Ecommerce companies offering an omnichannel experience had 90% higher customer retention than those that those simply offering single channel experiences.
There’s a horror movie trope where the killer seems almost magical: Running from him out the front door? Nope. There he is. How about up the stairs? Oh wait, he’s now in the closet. Advertising on the internet can, sadly, feel a lot like an axe-wielding movie killer, with the same irrelevant ads popping up on social, websites, and inboxes until messaging starts to feel more like stalking.
That’s probably because when ecommerce marketers first began to realize they needed a seamless customer experience across channels, the first instinct was to put the brand at the center of the messaging. That led to most ecommerce brands sending the same message to every customer, over and over, until the customer either learned to tune it out, or worse, enabled an ad blocker to stop the constant barrage of messaging.
In order to get out of the adblock zone, savvy ecommerce marketers are now moving to an omnichannel strategy, which puts customers at the center of the messaging.
According to a recent study by Omnisend, ecommerce customers who had an omnichannel experience spent 13% more on average than those who engaged with ecommerce brands in a single channel. What’s more, those customers stuck around.
And ecommerce companies offering an omnichannel experience enjoyed 90% higher customer retention than those that those simply offering single channel experiences.
Customers don’t hate advertising; they hate irrelevant advertising.
Here’s what you can do to make sure your omnichannel strategy will invite engagement, rather than send customers running:
Centralize your customer data
Pretty much everyone knows that marketers need customer data. But what about customer support? Or the sales team? Each of your organization’s teams need to understand the customer in order to provide a seamlessly excellent experience no matter where they are in the buying process.
However, different teams need access to different data. For example, while the marketing team needs access to demographic data and customer histories in order to send the right message, the customer support team also needs to know which products potential buyers have browsed in order to best answer any questions they might have. By giving all your teams access to customer data gathered in a centralized place, you’re empowering your teams to create better customer experiences.
Examine your customer experience under a microscope
But before you can begin to improve customer experience, it’s probably best to closely examine all the interactions a customer might have with your company.
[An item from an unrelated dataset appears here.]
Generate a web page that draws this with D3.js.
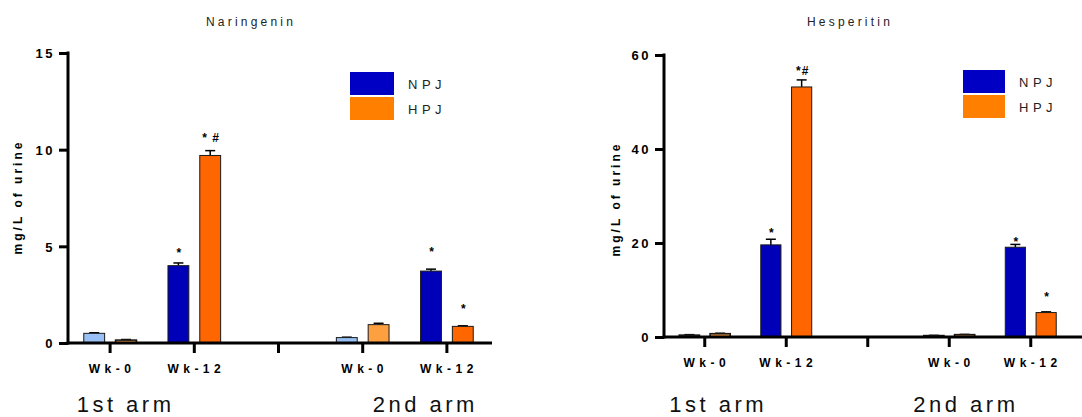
<!DOCTYPE html>
<meta charset="utf-8">
<style>
    body {
        margin: 0;
        padding: 0;
        background: #fff;
        font-family: "Liberation Sans", Arial, sans-serif;
    }
    svg {
        display: block;
    }
    .bar {
        stroke: #1a1a1a;
        stroke-width: 1;
    }
    .err line {
        stroke: #000;
        stroke-width: 1.5;
    }
</style>
<svg width="1082" height="417"></svg>
<script src="https://cdn.jsdelivr.net/npm/d3@7"></script>
<script>
    // bands on the x axis: the empty one separates the two arms
    var weeks = ["Wk-0", "Wk-12", "", "Wk-0", "Wk-12"];
    var series = ["NPJ", "HPJ"];
    var arms = ["1st arm", "2nd arm"];

    var naringeninNPJ = [0.5, 4.0, null, 0.28, 3.72];
    var naringeninHPJ = [0.15, 9.7, null, 0.95, 0.86];
    var naringeninNPJErr = [0.03, 0.14, null, 0.02, 0.1];
    var naringeninHPJErr = [0.03, 0.25, null, 0.07, 0.03];
    var naringeninNPJMarks = ["", "*", "", "", "*"];
    var naringeninHPJMarks = ["", "* #", "", "", "*"];
    var naringeninNPJMarkAt = [null, 4.47, null, null, 4.51];
    var naringeninHPJMarkAt = [null, 10.4, null, null, 1.53];

    var hesperitinNPJ = [0.4, 19.6, null, 0.3, 19.1];
    var hesperitinHPJ = [0.7, 53.2, null, 0.5, 5.2];
    var hesperitinNPJErr = [0.1, 1.2, null, 0.05, 0.6];
    var hesperitinHPJErr = [0.1, 1.5, null, 0.05, 0.15];
    var hesperitinNPJMarks = ["", "*", "", "", "*"];
    var hesperitinHPJMarks = ["", "*#", "", "", "*"];
    var hesperitinNPJMarkAt = [null, 21.2, null, null, 19.4];
    var hesperitinHPJMarkAt = [null, 55.7, null, null, 7.7];

    var naringeninTicks = [0, 5, 10, 15];
    var hesperitinTicks = [0, 20, 40, 60];

    var yLabel = "mg/L of urine";

    var colors = {
        NPJ: { "Wk-0": "#99c0f4", "Wk-12": "#0000b8" },
        HPJ: { "Wk-0": "#ffa040", "Wk-12": "#ff6600" }
    };
    var legendColors = { NPJ: "#0000c4", HPJ: "#ff8000" };

    var charts = [{
        title: "Naringenin",
        npj: naringeninNPJ, hpj: naringeninHPJ,
        npjErr: naringeninNPJErr, hpjErr: naringeninHPJErr,
        npjMarks: naringeninNPJMarks, hpjMarks: naringeninHPJMarks,
        npjMarkAt: naringeninNPJMarkAt, hpjMarkAt: naringeninHPJMarkAt,
        ticks: naringeninTicks,
        x0: 68, x1: 489, axisEnd: 492, y0: 343, y1: 53,
        titleX: 251, legendX: 350, legendY: 72, legendW: 44, legendH: 23,
        labelX: 22, labelY: 197, armAt: [0.66, 4.22]
    }, {
        title: "Hesperitin",
        npj: hesperitinNPJ, hpj: hesperitinHPJ,
        npjErr: hesperitinNPJErr, hpjErr: hesperitinHPJErr,
        npjMarks: hesperitinNPJMarks, hpjMarks: hesperitinHPJMarks,
        npjMarkAt: hesperitinNPJMarkAt, hpjMarkAt: hesperitinHPJMarkAt,
        ticks: hesperitinTicks,
        x0: 664, x1: 1071.5, axisEnd: 1090, y0: 337, y1: 55,
        titleX: 850, legendX: 963, legendY: 70, legendW: 42, legendH: 23,
        labelX: 620, labelY: 199, armAt: [0.64, 3.68]
    }];

    var svg = d3.select("svg");

    charts.forEach(drawChart);

    function drawChart(c) {
        var g = svg.append("g");

        var x = d3.scaleBand().domain(d3.range(weeks.length)).range([c.x0, c.x1]).padding(0);
        var xs = d3.scaleBand().domain(series).range([0, x.bandwidth()])
            .paddingInner(0.3125).paddingOuter(0.48);
        var y = d3.scaleLinear().domain([0, d3.max(c.ticks)]).range([c.y0, c.y1]);

        // title
        g.append("text")
            .attr("x", c.titleX).attr("y", 26)
            .attr("text-anchor", "middle")
            .style("font-size", "12px")
            .style("letter-spacing", "3.2px")
            .style("fill", "#222")
            .text(c.title);

        // y axis
        var yAxis = d3.axisLeft(y).tickValues(c.ticks).tickSize(9).tickPadding(4).tickSizeOuter(0);
        var ya = g.append("g").attr("transform", "translate(" + c.x0 + ",0)").call(yAxis);
        ya.select(".domain").attr("stroke", "#000").attr("stroke-width", 3)
            .attr("d", "M0," + (c.y0 + 1.5) + "V" + (c.y1 - 1.5));
        ya.selectAll(".tick line").attr("stroke", "#000").attr("stroke-width", 3);
        ya.selectAll(".tick text")
            .attr("dy", "0.36em")
            .style("font-family", "'Liberation Sans', Arial, sans-serif")
            .style("font-size", "13px")
            .style("font-weight", "bold")
            .style("letter-spacing", "2.5px")
            .style("fill", "#000");

        // y label
        g.append("text")
            .attr("transform", "translate(" + c.labelX + "," + c.labelY + ") rotate(-90)")
            .attr("text-anchor", "middle")
            .style("font-size", "12px")
            .style("font-weight", "bold")
            .style("letter-spacing", "3px")
            .text(yLabel);

        // bars
        var rows = [];
        weeks.forEach(function(w, i) {
            if (c.npj[i] == null) return;
            rows.push({ i: i, s: "NPJ", week: w, v: c.npj[i], e: c.npjErr[i], m: c.npjMarks[i], mAt: c.npjMarkAt[i] });
            rows.push({ i: i, s: "HPJ", week: w, v: c.hpj[i], e: c.hpjErr[i], m: c.hpjMarks[i], mAt: c.hpjMarkAt[i] });
        });

        var bx = function(d) { return x(d.i) + xs(d.s); };

        var errG = g.append("g").attr("class", "err");
        rows.forEach(function(d) {
            var cx = bx(d) + xs.bandwidth() / 2;
            errG.append("line").attr("x1", cx).attr("x2", cx).attr("y1", y(d.v)).attr("y2", y(d.v + d.e));
            errG.append("line").attr("x1", cx - 5).attr("x2", cx + 5).attr("y1", y(d.v + d.e)).attr("y2", y(d.v + d.e));
        });

        g.append("g").selectAll("rect")
            .data(rows)
            .enter().append("rect")
            .attr("class", "bar")
            .attr("x", function(d) { return bx(d) + 0.5; })
            .attr("width", xs.bandwidth() - 1)
            .attr("y", function(d) { return y(d.v); })
            .attr("height", function(d) { return y(0) - y(d.v); })
            .attr("fill", function(d) { return colors[d.s][d.week]; })
            .style("stroke-width", function(d) { return y(0) - y(d.v) < 5 ? 1.6 : 1; });

        // significance marks
        g.append("g").selectAll("text")
            .data(rows.filter(function(d) { return d.m; }))
            .enter().append("text")
            .attr("x", function(d) { return bx(d) + xs.bandwidth() / 2 + 1; })
            .attr("y", function(d) { return y(d.mAt); })
            .attr("text-anchor", "middle")
            .style("font-size", "12px")
            .style("font-weight", "bold")
            .style("letter-spacing", "1px")
            .text(function(d) { return d.m; });

        // x axis
        g.append("line")
            .attr("x1", c.x0 - 1.5).attr("x2", c.axisEnd)
            .attr("y1", c.y0).attr("y2", c.y0)
            .attr("stroke", "#000").attr("stroke-width", 3);

        g.append("g").selectAll("line")
            .data(weeks.map(function(w, i) { return i; }))
            .enter().append("line")
            .attr("x1", function(i) { return x(i) + x.bandwidth() / 2; })
            .attr("x2", function(i) { return x(i) + x.bandwidth() / 2; })
            .attr("y1", c.y0).attr("y2", c.y0 + 10)
            .attr("stroke", "#000").attr("stroke-width", 3);

        g.append("g").selectAll("text")
            .data(weeks.map(function(w, i) { return { w: w, i: i }; }).filter(function(d) { return d.w; }))
            .enter().append("text")
            .attr("x", function(d) { return x(d.i) + x.bandwidth() / 2 + 2; })
            .attr("y", c.y0 + 30)
            .attr("text-anchor", "middle")
            .style("font-size", "12px")
            .style("font-weight", "bold")
            .style("letter-spacing", "4.5px")
            .text(function(d) { return d.w; });

        // arm labels
        g.append("g").selectAll("text")
            .data(arms)
            .enter().append("text")
            .attr("x", function(d, k) { return c.x0 + c.armAt[k] * x.step() + 2; })
            .attr("y", 412)
            .attr("text-anchor", "middle")
            .style("font-size", "22px")
            .style("letter-spacing", "3.5px")
            .style("fill", "#111")
            .text(function(d) { return d; });

        // legend
        var lg = g.append("g").attr("transform", "translate(" + c.legendX + "," + c.legendY + ")");
        series.forEach(function(s, k) {
            lg.append("rect")
                .attr("x", 0).attr("y", k * (c.legendH + 2))
                .attr("width", c.legendW).attr("height", c.legendH)
                .attr("fill", legendColors[s]);
            lg.append("text")
                .attr("x", c.legendW + 14).attr("y", k * (c.legendH + 2) + c.legendH / 2 + 1)
                .attr("dy", "0.36em")
                .style("font-size", "13px")
                .style("letter-spacing", "4.5px")
                .style("fill", "#222")
                .text(s);
        });
    }
</script>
Most of us do a pretty good job of auditing the user experience on our websites, but the customer experience extends beyond that, from the discovery phase right up through the post-sale follow-up.
Start your audit in the discovery stage. How easy is it for a new customer to find you through search engines on desktop? On mobile? Examine social media platforms and other ways a curious customer might just stumble upon your brand. From there, make sure your site is easy to navigate. Put some items in your shopping cart. Then, abandon them. How long did it take to get a follow-up? Finally, make a purchase and note how long shipping took, the unboxing experience, and the special touches that make customers want to buy again.
Gather critical customer feedback
Most customer experience surveys focus on post-sale evaluation, which is great information to have. However, going beyond “How was your experience?” can provide helpful insights to all touchpoints of your customer journey.
There are myriad ways to glean insights from customers at all stages of their journey. Ask buyers questions focused on how they feel about products prior to launch via social media. Offer surveys about the in-store experience. And make sure to incentivize post-sale surveys by offering discounts or other rewards. After all, no matter what feedback they give, your customers are doing you a favor.
Segment and target your messages
Using customer data to portion them into smaller groups is a critical part of sending the right message to the right buyer at the right time. Demographic groups based on age, gender, location, income, and marital status are one common way to segment. But you can also create groups based on behavior: last click, engagement, or activity. Shopping behavior, such as cart abandonment, bounced customers, and product recommendations is another interesting opportunity for segmentation.
Measure your success, and evolve
Measuring your success with each customer segment along with thoughtful evaluation of customer feedback should provide a roadmap for future campaigns. A/B testing each element of your campaigns is also a crucial part of evaluating your omnichannel success. Remember, it’s not so much about finding the “perfect” message, but instead finding out what resonates with your customers.